After the celebration, Washington returned to the Hudson Highlands and so did L’Enfant. The highly ornate pavilion that L’Enfant designed in Philadelphia and another large temporary bower that the Continental Army built at West Point in May 1782, also to celebrate the Dauphin, may have influenced the decorative bowers that the army built at Verplanck’s Point.
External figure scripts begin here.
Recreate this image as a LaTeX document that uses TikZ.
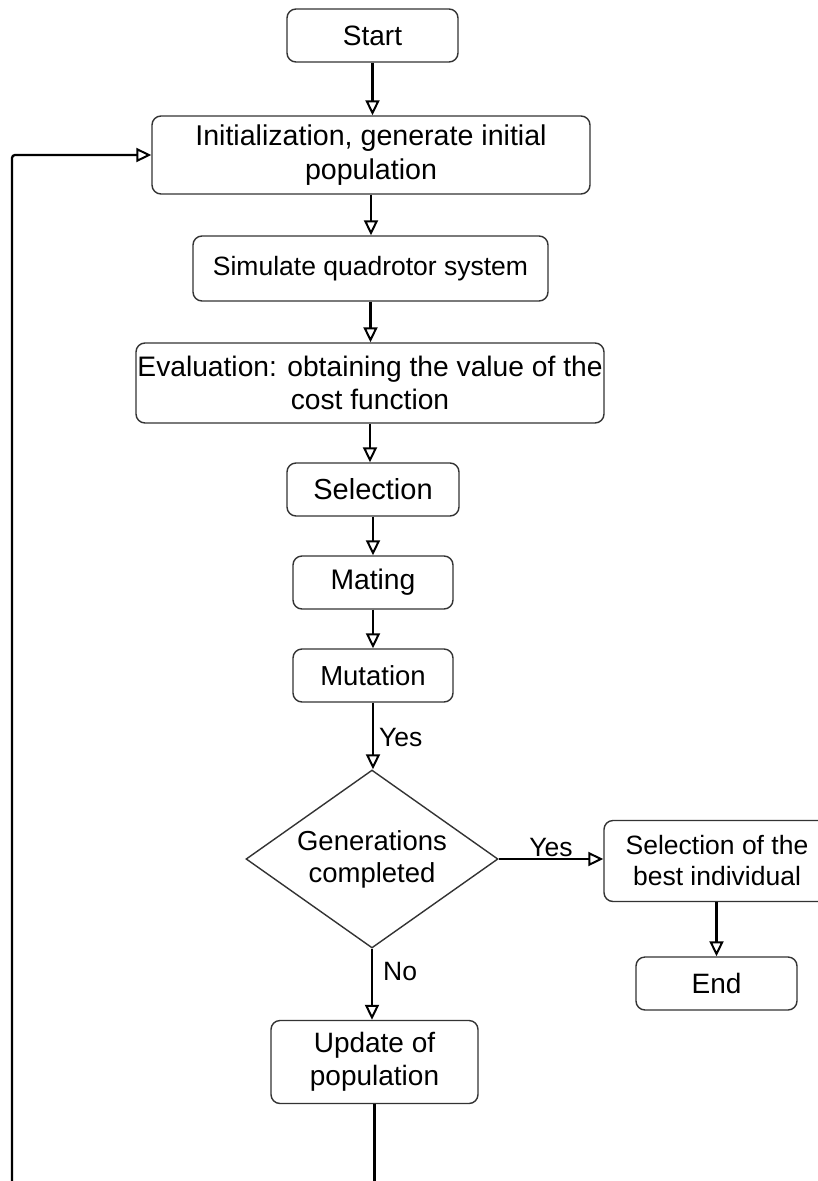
\documentclass[tikz,border=0pt]{standalone}
\usepackage{fontspec}
\setmainfont{Liberation Sans}
\usetikzlibrary{arrows.meta,shapes.geometric}
\tikzset{
  box/.style={draw=black!80, line width=1.4pt, rounded corners=9pt, fill=white,
    align=center, inner sep=0pt, font=\fsz{28}},
  conn/.style={line width=2.3pt, -{Triangle[open, length=15pt, width=14pt, line width=2pt]}},
  plain/.style={line width=2.3pt},
  lbl/.style={font=\fsz{26.5}, inner sep=0pt},
}
\newcommand{\fsz}[1]{\fontsize{#1pt}{#1pt}\selectfont\baselineskip=1.17em}
\begin{document}
\begin{tikzpicture}[x=1pt,y=-1pt]
\clip (0,0) rectangle (818,1181);
\fill[white] (0,0) rectangle (818,1181);
\node[box, minimum width=171pt, minimum height=53pt] (start) at (372.5,35.5) {Start};
\node[box, minimum width=438pt, minimum height=78pt, font=\fsz{28.6}] (init) at (371,155) {Initialization, generate initial\\population};
\node[box, minimum width=355pt, minimum height=65pt, font=\fsz{26.5}] (sim) at (370.5,268.5) {Simulate quadrotor system};
\node[box, minimum width=468pt, minimum height=80pt, font=\fsz{28.2}] (eval) at (370,383) {Evaluation: obtaining the value of the\\cost function};
\node[box, minimum width=172pt, minimum height=53pt, font=\fsz{29}] (sel) at (373,489.5) {Selection};
\node[box, minimum width=160pt, minimum height=53pt, font=\fsz{28.3}] (mat) at (373,582.5) {Mating};
\node[box, minimum width=160pt, minimum height=53pt, font=\fsz{27.5}] (mut) at (373,675.5) {Mutation};
\node[draw=black!80, line width=1.4pt, shape=diamond, aspect=1.416, inner sep=0pt,
  minimum width=252pt, minimum height=178pt, align=center, font=\fsz{27.5}] (gen) at (372,859) {Generations\\completed};
\node[box, minimum width=226pt, minimum height=81pt, font=\fsz{26.5}] (best) at (717,861) {Selection of the\\best individual};
\node[box, minimum width=161pt, minimum height=53pt, font=\fsz{28}] (end) at (716.5,983.5) {End};
\node[box, minimum width=207pt, minimum height=83pt, font=\fsz{28}] (upd) at (374.5,1062) {Update of\\population};
\coordinate (updbot) at (374.5,1185);
\coordinate (loopbot) at (12,1185);
\coordinate (loopcorner) at (12,155);
\draw[conn] (start.south) -- (start.south |- init.north);
\draw[conn] (init.south) -- (init.south |- sim.north);
\draw[conn] (sim.south) -- (sim.south |- eval.north);
\draw[conn] (eval.south) -- (eval.south |- sel.north);
\draw[conn] (sel.south) -- (sel.south |- mat.north);
\draw[conn] (mat.south) -- (mat.south |- mut.north);
\draw[conn] (mut.south) -- node[lbl, anchor=west, pos=0.52, xshift=5pt] {Yes} (mut.south |- gen.north);
\draw[conn] (gen.east) -- node[lbl, anchor=south, pos=0.5, yshift=1pt] {Yes} (gen.east -| best.west);
\draw[conn] (end.north |- best.south) -- (end.north);
\draw[conn] (gen.south) -- node[lbl, anchor=west, pos=0.32, xshift=10pt] {No} (gen.south |- upd.north);
\draw[plain] (upd.south) -- (updbot);
\draw[conn, rounded corners=3pt] (loopbot) -- (loopcorner) -- (init.west |- loopcorner);
\end{tikzpicture}
\end{document}
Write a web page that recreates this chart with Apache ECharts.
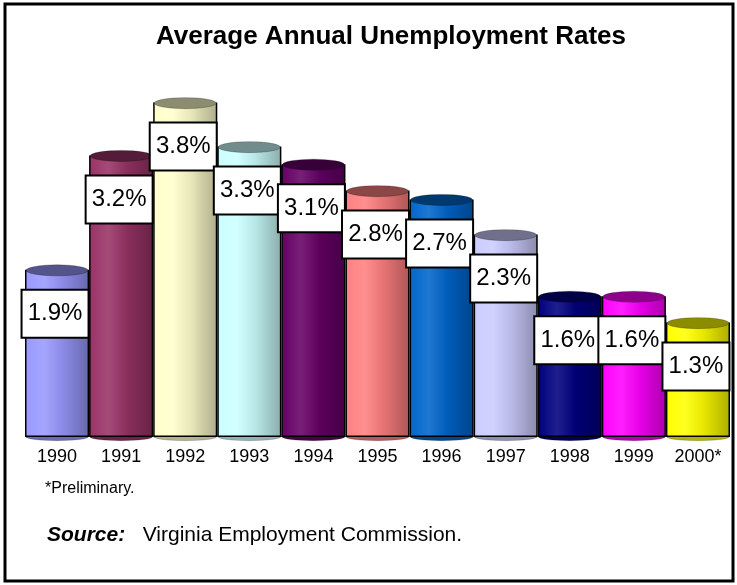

Image Credit: Museum of the American Revolution, Gift of the Landenberger Family Foundation
Hundreds crowded daily to see a large frame building which [La Luzerne] had erected for a dancing room on one side of his house. This building, which was sixty feet in front and forty feet deep, was supported by large painted pillars, and was open all around. The ceiling was decorated with several pieces of neat paintings emblematic of the design of the entertainment.”Dr. Benjamin Rush, July 16, 1782
L’Enfant designed one of the American Revolution’s most controversial insignias. In May 1783 at Fishkill, New York, the officers of the Continental Army formed a fraternal organization called the “Society of the Cincinnati.” The Society was named for the Roman General Lucius Quinctius Cincinnatus who gave up his military command and returned to his farm. Only former French and Continental Army officers who had served at least three years could join. The members asked L’Enfant to design their badge. He designed a golden eagle-shaped decoration suspended from a blue ribbon. The badge was a hit at Versailles, where French members wore it proudly. In America, Continental Army officers who wore the badge met controversy because they voted to make Society membership hereditary.
Artist of Cities
Pierre Charles L’Enfant’s watercolors have significance for the history of urban planning in America. Though temporary, the Continental Army’s encampments were some of the largest “cities” of Revolutionary America. L’Enfant’s paintings of West Point and Verplanck’s Point allow us to see two encampments through the eyes of the man who became the new American republic’s most significant city planner. In 1791, President Washington appointed L’Enfant to design the new capital of the United States. The current locations of the White House, the Capitol, and the grid- and star-shaped diagonal street system of Washington, D.C., were all laid out by L’Enfant.